Description
The raster
functionality in for weights building currently supports DataArray
objects created through xarray.open_rasterio
:
import xarray
from libpysal.weights import Queen
pop = xarray.open_rasterio(
'https://geographicdata.science/book/_downloads/5263090bd0bdbd7d1635505ff7d36d04/ghsl_sao_paulo.tif'
)
w = Queen.from_xarray(pop)
The code above correctly picks up that missing data are specified with -200 and removes them from the calculation of the weights:
w.n
> 97232
This is not the case when we use DataArray
objects build through the (generally recommended) rioxarray.open_rasterio
:
import rioxarray
pop2 = rioxarray.open_rasterio(
'https://geographicdata.science/book/_downloads/5263090bd0bdbd7d1635505ff7d36d04/ghsl_sao_paulo.tif'
)
w2 = Queen.from_xarray(pop2)
which does not pick up the missing data:
w.n
> 194688
My hunch is that this is because the builder picks up missing values only through the attrs
object:
libpysal/libpysal/weights/raster.py
Lines 229 to 233 in 0f03a31
But rioxarray
does not populate that general object, instead logs missing data under pop2.rio.nodata
:
pop.attrs
> {'transform': (250.0, 0.0, -4482000.0, 0.0, -250.0, -2822000.0),
'crs': '+proj=moll +lon_0=0 +x_0=0 +y_0=0 +datum=WGS84 +units=m +no_defs=True',
'res': (250.0, 250.0),
'is_tiled': 0,
'nodatavals': (-200.0,),
'scales': (1.0,),
'offsets': (0.0,),
'AREA_OR_POINT': 'Area',
'grid_mapping': 'spatial_ref'}
pop2.attrs
> {'_FillValue': -200.0, 'scale_factor': 1.0, 'add_offset': 0.0}
pop2.rio.nodata
> -200.0
I think we should support both formats, read through vanilla xarray
and with rioxarray
loaded in the session too.

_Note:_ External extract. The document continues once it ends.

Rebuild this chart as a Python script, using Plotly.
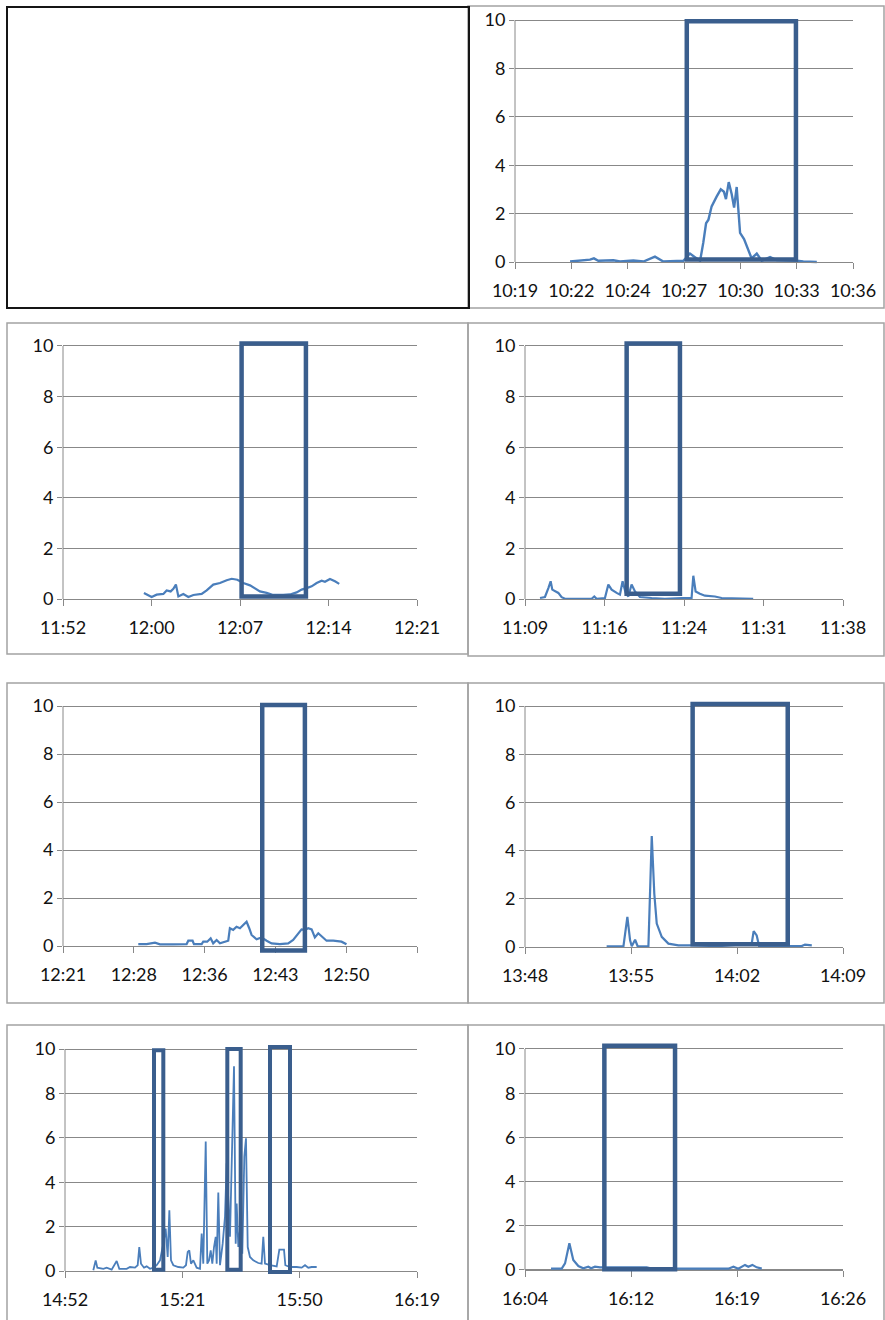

The former is a more generic approach, the latter is a more robust one for rasters.
Not sure what'd be the ideal way of supporting this. I'm cc'ing here @MgeeeeK since he worked on the original implementation and might have some ideas, and @snowman2 as the main driver behind rioxarray
in case they have some suggestions in terms of best practices.